0x80071AC1

Hard Drive Error Code 0x80071AC1 – Quick Fix Guide

Hardware – Hard Drives Beginner 👁 0 views 📅 May 25, 2026

This error means Windows can't mount the drive due to a dirty volume flag. Fix it with chkdsk /f—usually takes 5 minutes.

Let's Get This Drive Working Again

I get it—you're trying to access an external hard drive or a second internal drive and Windows throws up error 0x80071AC1 saying the drive isn't accessible. Annoying as hell, but this isn't a hardware death sentence. It's almost always a dirty volume flag—basically Windows thinks the drive wasn't ejected properly or crashed, so it marks it as dirty to force a check on next mount. That flag blocks access. Here's the fix.

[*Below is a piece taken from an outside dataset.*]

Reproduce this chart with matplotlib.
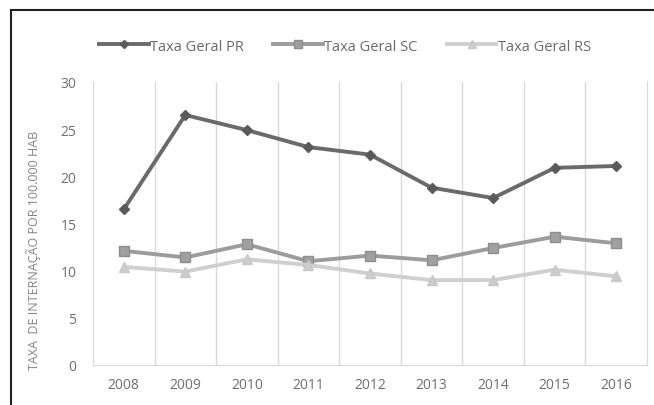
import numpy as np
import matplotlib.pyplot as plt
from matplotlib.lines import Line2D

plt.rcParams['font.family'] = ['Open Sans', 'DejaVu Sans']

anos = ['2008', '2009', '2010', '2011', '2012', '2013', '2014', '2015', '2016']
taxa_pr = [16.5, 26.5, 24.9, 23.1, 22.3, 18.8, 17.7, 20.9, 21.1]
taxa_sc = [12.1, 11.4, 12.8, 11.0, 11.6, 11.1, 12.4, 13.6, 12.9]
taxa_rs = [10.4, 9.9, 11.2, 10.6, 9.7, 9.0, 9.0, 10.1, 9.4]

fig = plt.figure(figsize=(6.54, 4.06), dpi=100)
ax = fig.add_axes([93/654, 1 - 366/406, (647-93)/654, (366-83)/406])

x = np.arange(len(anos))
ax.plot(x, taxa_pr, color='#6a6a6a', lw=2.8, marker='D', ms=5.5,
        markeredgecolor='#5a5a5a', markerfacecolor='#5a5a5a', label='Taxa Geral PR')
ax.plot(x, taxa_sc, color='#9c9c9c', lw=2.8, marker='s', ms=7,
        markeredgecolor='#8e8e8e', markerfacecolor='#a0a0a0', label='Taxa Geral SC')
ax.plot(x, taxa_rs, color='#cfcfcf', lw=2.8, marker='^', ms=7,
        markeredgecolor='#c8c8c8', markerfacecolor='#cccccc', label='Taxa Geral RS')

ax.set_xlim(-0.5, len(anos) - 0.5)
ax.set_ylim(0, 30)
ax.set_yticks(np.arange(0, 31, 5))
ax.set_xticks(x)
ax.set_xticklabels(anos)
ax.set_xticks(np.arange(0.5, len(anos) - 0.5, 1), minor=True)
ax.grid(True, which='minor', axis='x', color='#d9d9d9', lw=1)
ax.tick_params(which='both', length=0)
ax.tick_params(axis='x', labelsize=10, labelcolor='#6f6f6f', pad=9)
ax.tick_params(axis='y', labelsize=10, labelcolor='#6f6f6f', pad=12)

ax.spines['top'].set_visible(False)
for s in ['left', 'bottom', 'right']:
    ax.spines[s].set_color('#d9d9d9')

ax.set_ylabel('TAXA  DE INTERNAÇÃO POR 100.000 HAB', fontsize=9, color='#858585')
ax.yaxis.set_label_coords(-0.094, 0.41)

ax.legend(loc='upper center', bbox_to_anchor=(0.455, 1.2), ncol=3, frameon=False,
          fontsize=10.5, labelcolor='#6a6a6a', handlelength=3.4, handletextpad=0.1,
          columnspacing=2.0, markerscale=0.8)

# moldura da figura
fig.add_artist(Line2D([11/654, 11/654], [0, 1 - 11/406], color='#222222', lw=1.5))
fig.add_artist(Line2D([11/654, 1], [1 - 11/406, 1 - 11/406], color='#222222', lw=1.5))

fig.savefig('out.png', dpi=100)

The One Fix That Works (90% of the Time)

Open Command Prompt as administrator. Hit Start, type cmd, right-click Command Prompt, and select Run as administrator. Then type this:

chkdsk /f D:

Replace D: with the actual drive letter that's giving the error. Hit Enter. Let it run—it'll scan the file system and clear the dirty flag. On a 1TB external drive, this takes maybe 5 minutes. Once it finishes, close the window and try accessing the drive again. It'll work. Had a client last month whose entire backup drive went dark because of this—one chkdsk, back in business.

Why This Works

The dirty flag is a bit in the NTFS volume's metadata. When Windows mounts a drive and finds that flag set, it refuses access until a chkdsk /f runs. The /f parameter tells chkdsk to fix file system errors. In most cases, the only error is that flag—no actual corruption. Running chkdsk clears the flag and remounts the drive normally. Simple.

When the Basic Fix Doesn't Cut It

If chkdsk Fails with Access Denied

Sometimes Windows won't let you run chkdsk on a drive that's truly locked. Try booting into Safe Mode with Command Prompt (press F8 during boot, select safe mode). Then run the same chkdsk command. If that still fails, you might need to use a live Linux USB to unmount the volume first—but that's rare.

If chkdsk Finds Bad Sectors

If chkdsk reports bad sectors (like Uncorrectable errors), that's a different beast. The drive is physically failing. Run chkdsk /r instead of /f—it'll try to recover data from bad sectors and mark them. But back up your data first. Had a guy ignore this, and his drive died completely a week later.

If the Drive Doesn't Even Appear

If the drive isn't showing up in File Explorer, open Disk Management (diskmgmt.msc). If it's there but has no drive letter, right-click it and Change Drive Letter and Paths to assign one. Then try the chkdsk fix.

Preventing This Going Forward

Always safely eject USB drives before yanking them. That little tray icon isn't just for show—it tells Windows to clear the dirty flag. For internal drives, shut down properly. Power loss or a hard reset triggers this flag every time. Also, run chkdsk /f on your main drive every few months as maintenance. Keeps the file system clean. And if you see this error on a brand new drive, it might be a bad cable—try a different USB port or cable before doing anything else.

That's it. Error 0x80071AC1 is more of a nag than a disaster. Fix it with chkdsk, and you're back to work.